Visité docenas y docenas de campamentos mbuti y los resultados fueron exactamente opuestos a los que preveía. Cuanto más adentro de la selva vivían los mbuti menos clara tenían su identidad étnica. Cuando los interrogaba, de hecho, apenas entendían las preguntas. Si los pedía si se consideraban mbuti o bantú se limitaban a contestar un evasivo “nosotros somos nosotros”. Y si la actitud de los mbuti más selváticos era sorprendente, la de los mbuti que ya vivían fuera de la jungla descon- certaba: la suya era una actitud identitaria absolutamente militante y reivindicativa.
Permítanme algunas precisiones. No hay nada más identificable que un pigmeo: su cuerpo habla por ellos. A principios del siglo XX alguien evaluó la altura media de los hombres en 1,44 metros y la de las mujeres en 1,33. Pero es más que eso: las proporciones de los miembros, de la mandíbula, el color del cabello, todo nos habla de un grupo humano que ha vivido aislado en la selva durante centenares de miles de años. Por eso me sorprendía tanto cuando entraba en establecimientos mbuti de fuera de la selva: la mezcla entre bantúes y mbuti ya era tan generalizada que no se veían los típicos cuerpos mbuti. En vez de las casas mbuti, que recuerdan un tipo de iglús vegetales, se aparecían casas de estilo bantú, hechas de fango y cañas, y en ninguna parte podían verse los habituales enseres de cacería, típicos de una sociedad de cazadores recolectores. En vez de ello la localidad estaba rodeada por cultivos agrícolas. Ni siquiera era un campamento nómada, aquello ya era una localidad estable, típicamente bantú. Y era aquí, justamente aquí, donde la identidad mbuti aparecía más fuerte, más exaltada, más politizada.
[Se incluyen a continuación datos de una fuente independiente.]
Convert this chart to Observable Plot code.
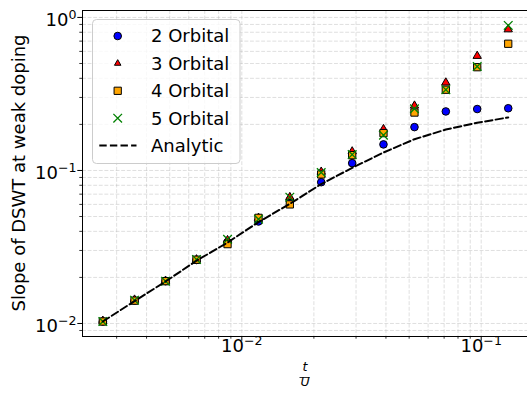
<!DOCTYPE html>
<html><head><meta charset="utf-8">
<script src="https://cdn.jsdelivr.net/npm/d3@7"></script>
<script src="https://cdn.jsdelivr.net/npm/@observablehq/plot@0.6"></script>
<style>
html,body{margin:0;padding:0;background:#fff;overflow:hidden}
svg{display:block;font-family:"DejaVu Sans"}
</style></head><body><div id="chart"></div>
<script>
// ---- data ----
const tOverU   = [0.002627,0.003563,0.004801,0.006466,0.008716,0.01174,0.01587,0.02146,0.02891,0.03906,0.05263,0.07115,0.09623,0.1297];
const orbital2 = [0.0103,0.0141,0.0189,0.0260,0.0340,0.0464,0.0637,0.0838,0.1116,0.148,0.192,0.243,0.252,0.255];
const orbital3 = [0.0104,0.0143,0.0190,0.0262,0.0350,0.0490,0.0669,0.0980,0.1330,0.186,0.265,0.375,0.560,0.835];
const orbital4 = [0.0103,0.0141,0.0189,0.0261,0.0330,0.0490,0.0600,0.0942,0.1259,0.1754,0.239,0.337,0.473,0.673];
const orbital5 = [0.0103,0.0142,0.0189,0.0262,0.0355,0.0480,0.0669,0.0970,0.1270,0.1700,0.253,0.337,0.478,0.887];
const analytic = [0.0103,0.0140,0.0188,0.0257,0.0338,0.0460,0.0605,0.0815,0.1040,0.1310,0.1600,0.1850,0.2050,0.2220];
const seriesNames = ["2 Orbital","3 Orbital","4 Orbital","5 Orbital","Analytic"];
const xMajorTicks = [0.01,0.1];
const xTickLabels = ["10^−2","10^−1"];
const yMajorTicks = [0.01,0.1,1];
const yTickLabels = ["10^−2","10^−1","10^0"];
const xMinorTicks = [0.003,0.004,0.005,0.006,0.007,0.008,0.009,0.02,0.03,0.04,0.05,0.06,0.07,0.08,0.09];
const yMinorTicks = [0.009,0.02,0.03,0.04,0.05,0.06,0.07,0.08,0.09,0.2,0.3,0.4,0.5,0.6,0.7,0.8,0.9];
const xLabelTop = "t", xLabelBottom = "U";
const yLabel = "Slope of DSWT at weak doping";

const rows = tOverU.map((t,i)=>({t, o2:orbital2[i], o3:orbital3[i], o4:orbital4[i], o5:orbital5[i], an:analytic[i]}));

const xDomain = [0.00216, 0.1561];
const yDomain = [0.00822, 1.11];
const gridStyle = {stroke:"#b0b0b0", strokeOpacity:0.5, strokeWidth:0.8, strokeDasharray:"3.9,1.7"};

const chart = Plot.plot({
  width:527, height:393,
  marginLeft:82, marginRight:0, marginTop:10, marginBottom:57,
  style:{fontFamily:"DejaVu Sans", fontSize:"18px", background:"white", overflow:"visible"},
  x:{type:"log", domain:xDomain},
  y:{type:"log", domain:yDomain},
  marks:[
    Plot.ruleX([...xMajorTicks,...xMinorTicks], gridStyle),
    Plot.ruleY([...yMajorTicks,...yMinorTicks], gridStyle),
    Plot.axisX({ticks:xMajorTicks, tickSize:4.7, tickFormat:()=>"", label:null, stroke:"black"}),
    Plot.axisX({ticks:xMinorTicks, tickSize:2.7, tickFormat:()=>"", label:null, stroke:"black", strokeWidth:0.8}),
    Plot.axisY({ticks:yMajorTicks, tickSize:4.7, tickFormat:()=>"", label:null, stroke:"black"}),
    Plot.axisY({ticks:yMinorTicks, tickSize:2.7, tickFormat:()=>"", label:null, stroke:"black", strokeWidth:0.8}),
    Plot.text(xMajorTicks, {x:d=>d, frameAnchor:"bottom", dy:15.5, text:(d,i)=>xTickLabels[i], fontSize:18, fill:"black"}),
    Plot.text(yMajorTicks, {y:d=>d, frameAnchor:"left", dx:-6, dy:3.2, textAnchor:"end", text:(d,i)=>yTickLabels[i], fontSize:18, fill:"black"}),
    Plot.text([xLabelTop], {frameAnchor:"bottom", dy:34, fontSize:12.6, fontStyle:"italic", fill:"black"}),
    Plot.text([xLabelBottom], {frameAnchor:"bottom", dy:49.5, fontSize:12.6, fontStyle:"italic", fill:"black"}),
    Plot.ruleX([xDomain[0]], {stroke:"black", strokeWidth:1}),
    Plot.ruleY(yDomain, {stroke:"black", strokeWidth:1}),
    Plot.dot(rows, {x:"t", y:"o2", symbol:"circle", r:3.8, fill:"blue", stroke:"black", strokeWidth:1}),
    Plot.dot(rows, {x:"t", y:"o3", symbol:"triangle", r:3.1, fill:"red", stroke:"black", strokeWidth:1}),
    Plot.dot(rows, {x:"t", y:"o4", symbol:"square", r:4.1, fill:"orange", stroke:"black", strokeWidth:1}),
    Plot.dot(rows, {x:"t", y:"o5", symbol:"times", r:4, stroke:"green", strokeWidth:1.3}),
    Plot.line(rows, {x:"t", y:"an", stroke:"black", strokeWidth:2, strokeDasharray:"7.4,3.2"})
  ]
});

// superscript exponents in tick labels
d3.select(chart).selectAll("text").each(function(){
  const s = this.textContent;
  const m = /^10\^(.+)$/.exec(s);
  if (!m) return;
  const t = d3.select(this);
  t.text("");
  t.append("tspan").text("10");
  t.append("tspan").attr("font-size","12.6px").attr("dy","-0.58em").text(m[1]);
});

const svg = d3.select(chart);
// y axis label
svg.append("text").attr("transform","translate(19.4,173) rotate(-90)")
  .attr("text-anchor","middle").attr("dy","0.32em").attr("font-size","18px")
  .attr("font-family","DejaVu Sans").attr("fill","black").text(yLabel);
// fraction bar of the x label
svg.append("line").attr("x1",299.5).attr("x2",309.5).attr("y1",377.5).attr("y2",377.5)
  .attr("stroke","black").attr("stroke-width",0.8);

// legend
const lg = svg.append("g");
lg.append("rect").attr("x",92.5).attr("y",19.5).attr("width",147.5).attr("height",144)
  .attr("rx",4).attr("fill","white").attr("fill-opacity",0.8).attr("stroke","#cccccc").attr("stroke-width",1);
const rowY = [36,63.4,90.8,118.2,145.6];
const mx = 117.7;
const syms = [
  {type:d3.symbolCircle, r:3.8, fill:"blue", stroke:"black", sw:1},
  {type:d3.symbolTriangle2, r:3.1, fill:"red", stroke:"black", sw:1},
  {type:d3.symbolSquare, r:4.1, fill:"orange", stroke:"black", sw:1},
  {type:d3.symbolTimes, r:4, fill:"none", stroke:"green", sw:1.3}
];
syms.forEach((s,i)=>{
  lg.append("path").attr("d", d3.symbol(s.type, Math.PI*s.r*s.r)())
    .attr("transform",`translate(${mx},${rowY[i]})`)
    .attr("fill",s.fill).attr("stroke",s.stroke).attr("stroke-width",s.sw);
});
lg.append("line").attr("x1",99.3).attr("x2",136.5).attr("y1",rowY[4]).attr("y2",rowY[4])
  .attr("stroke","black").attr("stroke-width",2).attr("stroke-dasharray","7.4,3.2");
seriesNames.forEach((n,i)=>{
  lg.append("text").attr("x",151).attr("y",rowY[i]).attr("dy","0.36em").attr("text-anchor","start")
    .attr("font-size","18px").attr("fill","black").attr("font-family","DejaVu Sans").text(n);
});

document.getElementById("chart").appendChild(chart);
</script></body></html>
El fenómeno es, creo, fácil de explicar: los mbuti de la selva vivían tan aislados que nunca habían sufrido ningún conflicto de fronteras étnicas. Los otros, en cambio, habían visto su identidad impugnada, y en consecuencia se habían visto obligados a reforzarla y desarrollarla. ¡Qué paradoja! Empezaban a ejercer de mbuti justamente cuando habían dejado de serlo. Cuando su economía, su sociedad, y su cultura eran casi idénticas a la de sus vecinos. Pero no estaban dispuestos a permitir que su economía, su sociedad o su cultura fueran gobernadas por nadie más que ellos mismos. Estos recuerdos me retornan cuando se publican los resultados definitivos (o más o menos definitivos) del 9-N. Me limitaré a reseñar un dato: en el Barcelonés se han emitido 625.474 votos. Sin la comarca más urbanizada de Catalunya sería imposible entender este proceso; sólo con los “palurdos” no se iba en ninguna parte. (Y a quien le quede alguna duda, por favor, que corra a comprarse el libro: Súmate. Cuando todos contamos, la crónica más poliédrica del hecho catalán).
Si hay algo segura es que el proceso cambiará nuestra percepción de este fenómeno tan complejo y paradójico, a veces tan contradictorio, denominado catalanidad. Muy a menudo se afirma, y estoy de acuerdo, que estamos presenciando la desaparición del pujolismo, de la concepción romántica del país. Pero se insiste menos en una afirmación igualmente exacta: que también es la muerte del antipujolismo, de una determinada, y caduca, visión de la catalanidad.